▶ _DESCRIPTION OF THE TASK_
Pictures stay out of this copy, which runs from the first line of the material through the line containing "import pandas as pd".
================================
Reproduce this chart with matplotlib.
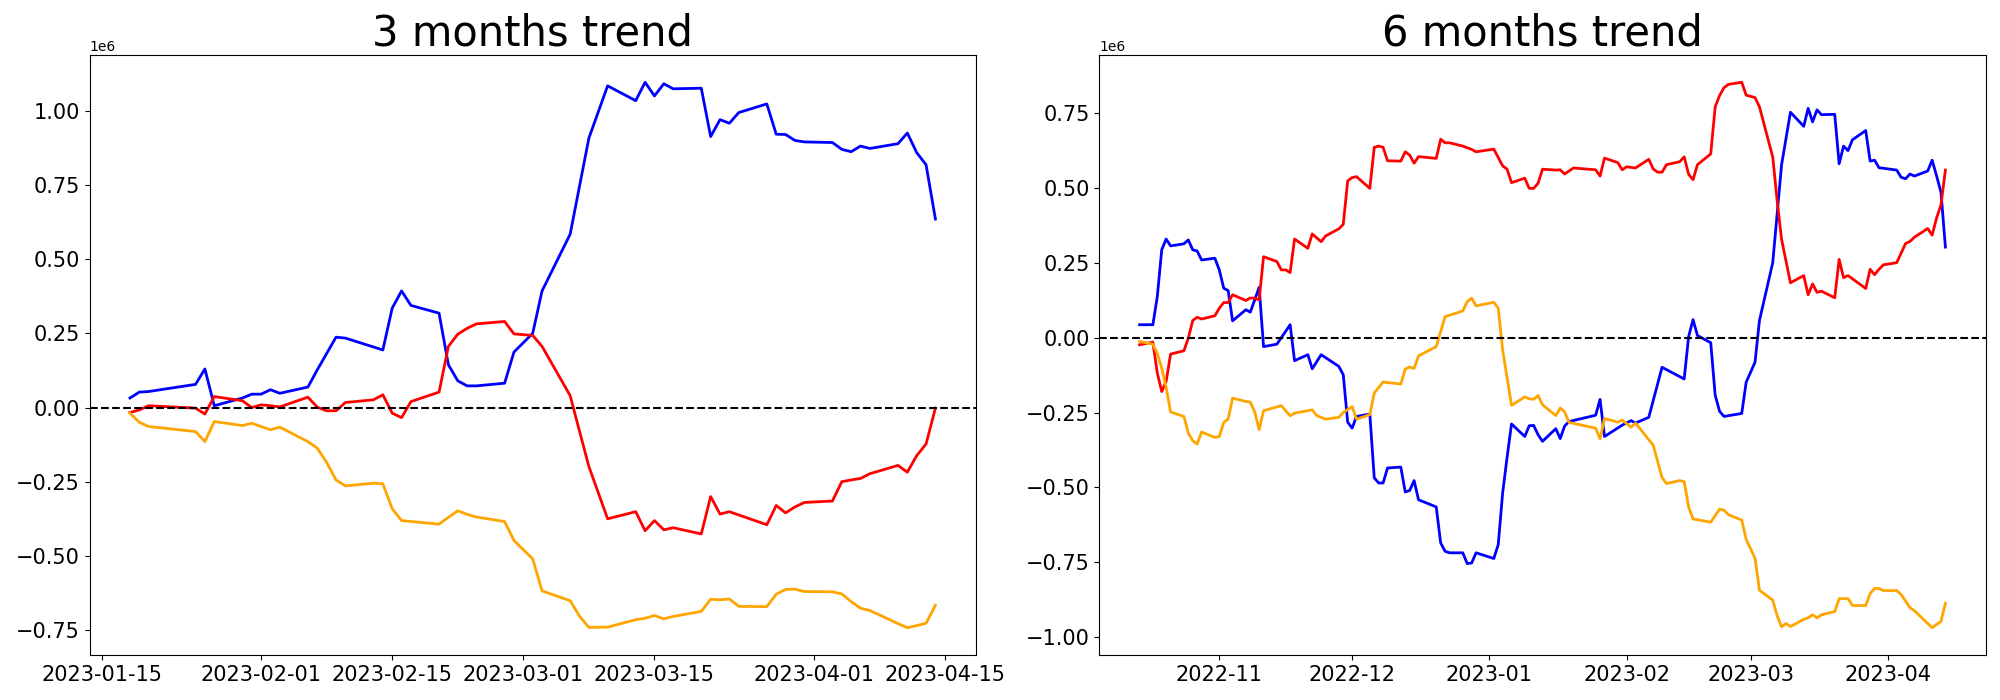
import matplotlib
matplotlib.use('Agg')
import matplotlib.pyplot as plt
import matplotlib.dates as mdates
import pandas as pd

# ---------------- 3 months trend (day offsets from 2023-01-15) ----------------
BASE_3M = '2023-01-15'
days_3m = [3, 4, 5, 10, 11, 12, 15, 16, 17, 18, 19, 22, 23, 24, 25, 26, 29, 30, 31, 32,
           33, 36, 37, 38, 39, 40, 43, 44, 46, 47, 50, 51, 52, 54, 57, 58, 59, 60, 61, 64,
           65, 66, 67, 68, 71, 72, 73, 74, 75, 78, 79, 80, 81, 82, 85, 86, 87, 88, 89]
blue_3m = [0.032, 0.052, 0.054, 0.078, 0.130, 0.006, 0.032, 0.045, 0.045, 0.060, 0.048,
           0.069, 0.127, 0.182, 0.237, 0.234, 0.204, 0.194, 0.335, 0.393, 0.344, 0.318,
           0.144, 0.090, 0.073, 0.073, 0.082, 0.187, 0.250, 0.393, 0.584, 0.746, 0.908,
           1.084, 1.034, 1.096, 1.050, 1.091, 1.074, 1.076, 0.913, 0.970, 0.958, 0.994,
           1.023, 0.921, 0.920, 0.900, 0.895, 0.893, 0.870, 0.862, 0.881, 0.873, 0.889,
           0.925, 0.859, 0.818, 0.635]
red_3m = [-0.017, -0.008, 0.006, -0.002, -0.022, 0.037, 0.023, 0.000, 0.009, 0.006, 0.002,
          0.035, 0.001, -0.011, -0.011, 0.017, 0.026, 0.043, -0.019, -0.034, 0.020, 0.052,
          0.206, 0.247, 0.267, 0.282, 0.290, 0.248, 0.243, 0.206, 0.040, -0.080, -0.199,
          -0.375, -0.351, -0.415, -0.381, -0.412, -0.405, -0.426, -0.300, -0.359, -0.351,
          -0.362, -0.395, -0.330, -0.355, -0.335, -0.320, -0.315, -0.250, -0.244, -0.239,
          -0.223, -0.195, -0.218, -0.162, -0.123, -0.002]
orange_3m = [-0.019, -0.050, -0.064, -0.081, -0.115, -0.047, -0.061, -0.053, -0.064, -0.075,
             -0.066, -0.115, -0.137, -0.185, -0.244, -0.264, -0.255, -0.257, -0.341, -0.381,
             -0.384, -0.393, -0.370, -0.348, -0.360, -0.369, -0.384, -0.448, -0.510, -0.618,
             -0.651, -0.703, -0.741, -0.740, -0.715, -0.710, -0.701, -0.712, -0.704, -0.687,
             -0.646, -0.648, -0.645, -0.670, -0.671, -0.629, -0.613, -0.612, -0.620, -0.621,
             -0.628, -0.654, -0.676, -0.684, -0.728, -0.742, -0.735, -0.727, -0.666]

# ---------------- 6 months trend (day offsets from 2022-11-01) ----------------
BASE_6M = '2022-11-01'
blue_6m_days = [-18, -15, -14, -13, -12, -11, -8, -7, -6, -5, -4, -1, 0, 1, 2, 3, 6, 7, 8, 9,
                10, 13, 16, 17, 20, 21, 23, 27, 28, 29, 30, 31, 34, 35, 36, 37, 38, 41, 42, 43,
                44, 45, 49, 50, 51, 52, 55, 56, 57, 58, 62, 63, 64, 65, 66, 69, 70, 71, 72, 73,
                76, 77, 78, 79, 85, 86, 87, 91, 93, 94, 97, 100, 105, 106, 107, 108, 111, 112,
                113, 114, 118, 119, 121, 122, 125, 127, 129, 132, 133, 134, 135, 136, 139, 140,
                141, 142, 143, 146, 147, 148, 149, 153, 154, 155, 156, 157, 160, 161, 162, 163, 164]
blue_6m = [0.043, 0.043, 0.137, 0.293, 0.329, 0.306, 0.313, 0.326, 0.293, 0.289, 0.259, 0.265,
           0.226, 0.165, 0.157, 0.056, 0.093, 0.085, 0.126, 0.168, -0.030, -0.022, 0.043, -0.077,
           -0.057, -0.104, -0.057, -0.096, -0.124, -0.282, -0.302, -0.263, -0.255, -0.468, -0.485,
           -0.485, -0.435, -0.432, -0.515, -0.510, -0.477, -0.541, -0.565, -0.685, -0.713, -0.718,
           -0.718, -0.754, -0.752, -0.718, -0.737, -0.691, -0.518, -0.400, -0.288, -0.330, -0.294,
           -0.293, -0.324, -0.346, -0.304, -0.337, -0.295, -0.280, -0.259, -0.206, -0.330, -0.292,
           -0.277, -0.285, -0.266, -0.099, -0.138, 0.003, 0.060, 0.007, -0.017, -0.192, -0.246,
           -0.263, -0.253, -0.149, -0.082, 0.057, 0.250, 0.577, 0.752, 0.705, 0.765, 0.720, 0.760,
           0.744, 0.745, 0.580, 0.639, 0.624, 0.660, 0.691, 0.589, 0.592, 0.567, 0.559, 0.535,
           0.530, 0.546, 0.539, 0.556, 0.592, 0.540, 0.485, 0.302]
red_6m_days = [-18, -15, -14, -13, -12, -11, -8, -7, -6, -5, -4, -1, 0, 1, 2, 3, 6, 7, 8, 9, 10,
               13, 14, 15, 16, 17, 20, 21, 23, 24, 27, 28, 29, 30, 31, 34, 35, 36, 37, 38, 41, 42,
               43, 44, 45, 49, 50, 51, 52, 55, 57, 58, 62, 64, 65, 66, 69, 70, 71, 72, 73, 76, 77,
               78, 80, 85, 86, 87, 90, 91, 92, 94, 97, 98, 99, 100, 101, 104, 105, 106, 107, 108,
               111, 112, 113, 114, 115, 118, 119, 121, 122, 125, 126, 127, 129, 132, 133, 134, 135,
               136, 139, 140, 141, 142, 146, 147, 148, 149, 150, 153, 155, 156, 157, 160, 161, 162,
               163, 164]
red_6m = [-0.024, -0.015, -0.118, -0.180, -0.146, -0.055, -0.044, -0.002, 0.057, 0.068, 0.062,
          0.073, 0.098, 0.117, 0.117, 0.143, 0.124, 0.132, 0.132, 0.126, 0.270, 0.254, 0.226,
          0.226, 0.217, 0.329, 0.298, 0.346, 0.320, 0.339, 0.363, 0.378, 0.523, 0.534, 0.537,
          0.498, 0.635, 0.639, 0.635, 0.590, 0.589, 0.620, 0.609, 0.582, 0.604, 0.598, 0.662,
          0.650, 0.650, 0.639, 0.628, 0.620, 0.629, 0.573, 0.562, 0.517, 0.532, 0.498, 0.498,
          0.515, 0.562, 0.559, 0.560, 0.546, 0.566, 0.560, 0.539, 0.599, 0.584, 0.560, 0.570,
          0.566, 0.595, 0.563, 0.552, 0.552, 0.577, 0.587, 0.603, 0.545, 0.527, 0.577, 0.613,
          0.770, 0.808, 0.834, 0.845, 0.852, 0.809, 0.801, 0.770, 0.603, 0.456, 0.328, 0.183,
          0.207, 0.143, 0.179, 0.151, 0.155, 0.133, 0.261, 0.200, 0.207, 0.164, 0.228, 0.210,
          0.228, 0.243, 0.250, 0.314, 0.321, 0.335, 0.364, 0.342, 0.399, 0.443, 0.559]
orange_6m_days = [-18, -15, -14, -13, -12, -11, -8, -7, -6, -5, -4, -1, 0, 1, 2, 3, 6, 7, 8, 9,
                  10, 14, 16, 17, 21, 22, 24, 27, 28, 30, 31, 34, 35, 37, 41, 42, 43, 44, 45, 49,
                  50, 51, 55, 56, 57, 58, 62, 63, 64, 66, 69, 70, 71, 72, 73, 76, 77, 78, 79, 85,
                  86, 87, 90, 91, 93, 94, 98, 100, 101, 104, 105, 106, 107, 111, 113, 114, 115,
                  118, 119, 121, 122, 125, 126, 127, 128, 129, 132, 133, 134, 135, 136, 139, 140,
                  142, 143, 146, 147, 148, 149, 150, 153, 154, 156, 157, 161, 163, 164]
orange_6m = [-0.013, -0.022, -0.052, -0.102, -0.166, -0.248, -0.263, -0.318, -0.344, -0.355,
             -0.315, -0.333, -0.330, -0.283, -0.272, -0.202, -0.213, -0.215, -0.248, -0.307,
             -0.244, -0.227, -0.261, -0.252, -0.241, -0.260, -0.272, -0.266, -0.250, -0.230,
             -0.272, -0.257, -0.185, -0.148, -0.155, -0.105, -0.098, -0.103, -0.061, -0.030,
             0.020, 0.070, 0.089, 0.120, 0.132, 0.106, 0.118, 0.098, -0.041, -0.226, -0.198,
             -0.204, -0.206, -0.193, -0.224, -0.260, -0.235, -0.248, -0.283, -0.302, -0.338,
             -0.270, -0.282, -0.275, -0.299, -0.285, -0.359, -0.467, -0.487, -0.477, -0.481,
             -0.565, -0.605, -0.616, -0.572, -0.576, -0.591, -0.609, -0.673, -0.736, -0.843,
             -0.876, -0.928, -0.965, -0.954, -0.964, -0.940, -0.935, -0.925, -0.935, -0.925,
             -0.914, -0.871, -0.871, -0.894, -0.894, -0.854, -0.837, -0.837, -0.844, -0.844,
             -0.857, -0.901, -0.911, -0.968, -0.947, -0.886]

titles = ['3 months trend', '6 months trend']
SCALE = 1e6


def to_dates(base, offsets):
    return pd.Timestamp(base) + pd.to_timedelta(offsets, unit='D')


def scaled(vals):
    return [v * SCALE for v in vals]


fig = plt.figure(figsize=(20, 7), dpi=100)
ax1 = fig.add_axes([89.7 / 2000, 45 / 700, 886 / 2000, 600 / 700])
ax2 = fig.add_axes([1099.3 / 2000, 45 / 700, 886.4 / 2000, 600 / 700])

LW = 2

d3 = to_dates(BASE_3M, days_3m)
ax1.plot(d3, scaled(blue_3m), color='blue', lw=LW)
ax1.plot(d3, scaled(red_3m), color='red', lw=LW)
ax1.plot(d3, scaled(orange_3m), color='orange', lw=LW)
ax1.axhline(0, color='black', linestyle='--', lw=1.5)
ax1.xaxis.set_major_locator(mdates.DayLocator(bymonthday=[1, 15]))
ax1.xaxis.set_major_formatter(mdates.DateFormatter('%Y-%m-%d'))

ax2.plot(to_dates(BASE_6M, blue_6m_days), scaled(blue_6m), color='blue', lw=LW)
ax2.plot(to_dates(BASE_6M, red_6m_days), scaled(red_6m), color='red', lw=LW)
ax2.plot(to_dates(BASE_6M, orange_6m_days), scaled(orange_6m), color='orange', lw=LW)
ax2.axhline(0, color='black', linestyle='--', lw=1.5)
ax2.xaxis.set_major_locator(mdates.MonthLocator())
ax2.xaxis.set_major_formatter(mdates.DateFormatter('%Y-%m'))

for ax, t in zip([ax1, ax2], titles):
    ax.set_title(t, fontsize=30)
    ax.tick_params(labelsize=15)

fig.savefig('out.png', dpi=100)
================================
▶ _RIGHT ANSWER_
Reproduce this chart with matplotlib.
import matplotlib
matplotlib.use('Agg')
import matplotlib.pyplot as plt
import matplotlib.dates as mdates
import pandas as pd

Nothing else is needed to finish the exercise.